Information supplied -
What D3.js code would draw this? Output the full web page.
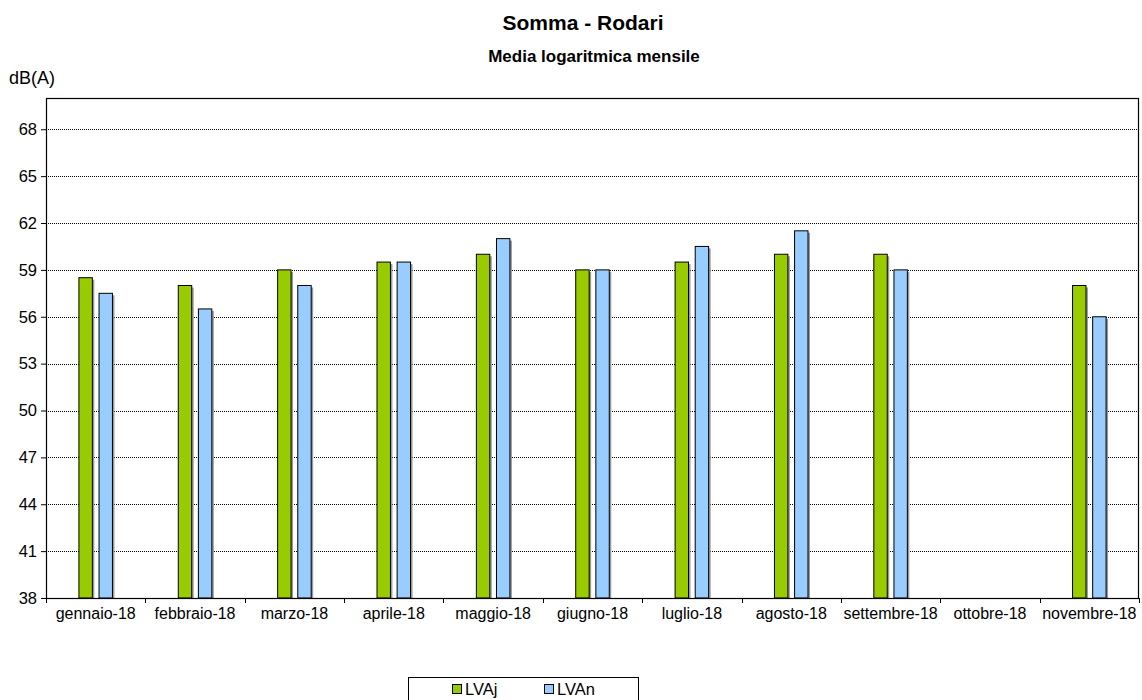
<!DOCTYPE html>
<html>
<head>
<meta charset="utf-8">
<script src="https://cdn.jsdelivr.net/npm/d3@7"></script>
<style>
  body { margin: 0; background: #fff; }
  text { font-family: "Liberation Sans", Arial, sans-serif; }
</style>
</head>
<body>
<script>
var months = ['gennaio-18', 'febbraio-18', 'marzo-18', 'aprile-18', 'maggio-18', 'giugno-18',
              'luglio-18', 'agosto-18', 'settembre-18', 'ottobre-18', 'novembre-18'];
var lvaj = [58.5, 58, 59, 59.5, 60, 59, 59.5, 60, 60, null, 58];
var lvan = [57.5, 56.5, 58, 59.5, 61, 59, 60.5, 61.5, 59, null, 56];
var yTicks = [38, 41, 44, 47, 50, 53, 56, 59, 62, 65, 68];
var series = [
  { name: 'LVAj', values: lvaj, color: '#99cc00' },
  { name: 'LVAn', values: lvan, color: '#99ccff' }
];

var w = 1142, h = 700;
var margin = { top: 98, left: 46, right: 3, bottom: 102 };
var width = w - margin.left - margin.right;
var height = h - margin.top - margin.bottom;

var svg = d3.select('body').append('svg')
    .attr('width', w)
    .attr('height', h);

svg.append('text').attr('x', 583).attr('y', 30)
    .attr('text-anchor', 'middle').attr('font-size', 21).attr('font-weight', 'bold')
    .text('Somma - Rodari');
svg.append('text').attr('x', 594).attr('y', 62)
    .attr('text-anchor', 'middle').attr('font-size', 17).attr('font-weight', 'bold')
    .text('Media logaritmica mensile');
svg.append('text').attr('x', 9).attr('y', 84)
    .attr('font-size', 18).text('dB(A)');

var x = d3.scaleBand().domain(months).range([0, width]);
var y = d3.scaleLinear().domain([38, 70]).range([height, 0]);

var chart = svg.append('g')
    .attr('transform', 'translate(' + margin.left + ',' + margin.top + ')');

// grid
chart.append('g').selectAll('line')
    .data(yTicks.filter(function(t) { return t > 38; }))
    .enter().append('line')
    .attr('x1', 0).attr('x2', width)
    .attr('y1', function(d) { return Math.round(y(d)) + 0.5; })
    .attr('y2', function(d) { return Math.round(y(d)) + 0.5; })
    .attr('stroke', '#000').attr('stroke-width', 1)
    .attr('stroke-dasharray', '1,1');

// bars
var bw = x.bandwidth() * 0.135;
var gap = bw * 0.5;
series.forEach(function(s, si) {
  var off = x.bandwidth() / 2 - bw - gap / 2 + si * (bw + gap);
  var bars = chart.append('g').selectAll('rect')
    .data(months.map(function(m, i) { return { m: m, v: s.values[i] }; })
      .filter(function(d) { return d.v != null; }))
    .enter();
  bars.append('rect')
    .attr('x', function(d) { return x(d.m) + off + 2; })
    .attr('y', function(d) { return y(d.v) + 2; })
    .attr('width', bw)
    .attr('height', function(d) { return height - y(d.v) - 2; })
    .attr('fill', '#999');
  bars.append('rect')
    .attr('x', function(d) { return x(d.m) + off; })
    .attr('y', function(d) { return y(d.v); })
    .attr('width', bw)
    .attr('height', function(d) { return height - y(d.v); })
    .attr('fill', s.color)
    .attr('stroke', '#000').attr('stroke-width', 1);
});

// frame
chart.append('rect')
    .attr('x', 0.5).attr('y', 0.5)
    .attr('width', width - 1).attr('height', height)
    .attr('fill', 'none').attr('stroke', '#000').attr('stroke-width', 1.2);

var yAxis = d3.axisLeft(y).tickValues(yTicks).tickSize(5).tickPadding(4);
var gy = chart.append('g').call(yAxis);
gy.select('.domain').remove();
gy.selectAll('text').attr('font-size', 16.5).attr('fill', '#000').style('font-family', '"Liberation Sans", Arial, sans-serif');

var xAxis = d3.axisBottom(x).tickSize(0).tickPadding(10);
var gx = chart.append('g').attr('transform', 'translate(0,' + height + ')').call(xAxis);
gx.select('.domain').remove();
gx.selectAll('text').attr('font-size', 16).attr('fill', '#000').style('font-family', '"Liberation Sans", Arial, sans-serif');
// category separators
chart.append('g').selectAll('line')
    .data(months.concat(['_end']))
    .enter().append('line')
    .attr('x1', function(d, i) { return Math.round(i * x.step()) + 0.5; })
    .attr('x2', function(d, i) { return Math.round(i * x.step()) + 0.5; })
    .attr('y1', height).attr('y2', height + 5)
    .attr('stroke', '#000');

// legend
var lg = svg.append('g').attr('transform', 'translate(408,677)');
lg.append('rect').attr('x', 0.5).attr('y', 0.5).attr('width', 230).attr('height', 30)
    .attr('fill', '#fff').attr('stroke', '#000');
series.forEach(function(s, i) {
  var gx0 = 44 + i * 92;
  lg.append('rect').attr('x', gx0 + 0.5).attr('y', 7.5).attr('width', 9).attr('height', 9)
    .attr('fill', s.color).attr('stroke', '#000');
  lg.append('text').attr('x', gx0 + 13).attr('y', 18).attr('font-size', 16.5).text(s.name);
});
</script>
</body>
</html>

Task goal - Do not include the images; transcribe the rest of the listing exactly.

Output of the exercise -
What D3.js code would draw this? Output the full web page.
<!DOCTYPE html>
<html>
<head>
<meta charset="utf-8">
<script src="https://cdn.jsdelivr.net/npm/d3@7"></script>
<style>
  body { margin: 0; background: #fff; }
  text { font-family: "Liberation Sans", Arial, sans-serif; }
</style>
</head>
<body>
<script>
var months = ['gennaio-18', 'febbraio-18', 'marzo-18', 'aprile-18', 'maggio-18', 'giugno-18',
              'luglio-18', 'agosto-18', 'settembre-18', 'ottobre-18', 'novembre-18'];
var lvaj = [58.5, 58, 59, 59.5, 60, 59, 59.5, 60, 60, null, 58];
var lvan = [57.5, 56.5, 58, 59.5, 61, 59, 60.5, 61.5, 59, null, 56];
var yTicks = [38, 41, 44, 47, 50, 53, 56, 59, 62, 65, 68];
var series = [
  { name: 'LVAj', values: lvaj, color: '#99cc00' },
  { name: 'LVAn', values: lvan, color: '#99ccff' }
];

var w = 1142, h = 700;
var margin = { top: 98, left: 46, right: 3, bottom: 102 };
var width = w - margin.left - margin.right;
var height = h - margin.top - margin.bottom;

var svg = d3.select('body').append('svg')
    .attr('width', w)
    .attr('height', h);

svg.append('text').attr('x', 583).attr('y', 30)
    .attr('text-anchor', 'middle').attr('font-size', 21).attr('font-weight', 'bold')
    .text('Somma - Rodari');
svg.append('text').attr('x', 594).attr('y', 62)
    .attr('text-anchor', 'middle').attr('font-size', 17).attr('font-weight', 'bold')
    .text('Media logaritmica mensile');
svg.append('text').attr('x', 9).attr('y', 84)
    .attr('font-size', 18).text('dB(A)');

var x = d3.scaleBand().domain(months).range([0, width]);
var y = d3.scaleLinear().domain([38, 70]).range([height, 0]);

var chart = svg.append('g')
    .attr('transform', 'translate(' + margin.left + ',' + margin.top + ')');

// grid
chart.append('g').selectAll('line')
    .data(yTicks.filter(function(t) { return t > 38; }))
    .enter().append('line')
    .attr('x1', 0).attr('x2', width)
    .attr('y1', function(d) { return Math.round(y(d)) + 0.5; })
    .attr('y2', function(d) { return Math.round(y(d)) + 0.5; })
    .attr('stroke', '#000').attr('stroke-width', 1)
    .attr('stroke-dasharray', '1,1');

// bars
var bw = x.bandwidth() * 0.135;
var gap = bw * 0.5;
series.forEach(function(s, si) {
  var off = x.bandwidth() / 2 - bw - gap / 2 + si * (bw + gap);
  var bars = chart.append('g').selectAll('rect')
    .data(months.map(function(m, i) { return { m: m, v: s.values[i] }; })
      .filter(function(d) { return d.v != null; }))
    .enter();
  bars.append('rect')
    .attr('x', function(d) { return x(d.m) + off + 2; })
    .attr('y', function(d) { return y(d.v) + 2; })
    .attr('width', bw)
    .attr('height', function(d) { return height - y(d.v) - 2; })
    .attr('fill', '#999');
  bars.append('rect')
    .attr('x', function(d) { return x(d.m) + off; })
    .attr('y', function(d) { return y(d.v); })
    .attr('width', bw)
    .attr('height', function(d) { return height - y(d.v); })
    .attr('fill', s.color)
    .attr('stroke', '#000').attr('stroke-width', 1);
});

// frame
chart.append('rect')
    .attr('x', 0.5).attr('y', 0.5)
    .attr('width', width - 1).attr('height', height)
    .attr('fill', 'none').attr('stroke', '#000').attr('stroke-width', 1.2);

var yAxis = d3.axisLeft(y).tickValues(yTicks).tickSize(5).tickPadding(4);
var gy = chart.append('g').call(yAxis);
gy.select('.domain').remove();
gy.selectAll('text').attr('font-size', 16.5).attr('fill', '#000').style('font-family', '"Liberation Sans", Arial, sans-serif');

var xAxis = d3.axisBottom(x).tickSize(0).tickPadding(10);
var gx = chart.append('g').attr('transform', 'translate(0,' + height + ')').call(xAxis);
gx.select('.domain').remove();
gx.selectAll('text').attr('font-size', 16).attr('fill', '#000').style('font-family', '"Liberation Sans", Arial, sans-serif');
// category separators
chart.append('g').selectAll('line')
    .data(months.concat(['_end']))
    .enter().append('line')
    .attr('x1', function(d, i) { return Math.round(i * x.step()) + 0.5; })
    .attr('x2', function(d, i) { return Math.round(i * x.step()) + 0.5; })
    .attr('y1', height).attr('y2', height + 5)
    .attr('stroke', '#000');

// legend
var lg = svg.append('g').attr('transform', 'translate(408,677)');
lg.append('rect').attr('x', 0.5).attr('y', 0.5).attr('width', 230).attr('height', 30)
    .attr('fill', '#fff').attr('stroke', '#000');
series.forEach(function(s, i) {
  var gx0 = 44 + i * 92;
  lg.append('rect').attr('x', gx0 + 0.5).attr('y', 7.5).attr('width', 9).attr('height', 9)
    .attr('fill', s.color).attr('stroke', '#000');
  lg.append('text').attr('x', gx0 + 13).attr('y', 18).attr('font-size', 16.5).text(s.name);
});
</script>
</body>
</html>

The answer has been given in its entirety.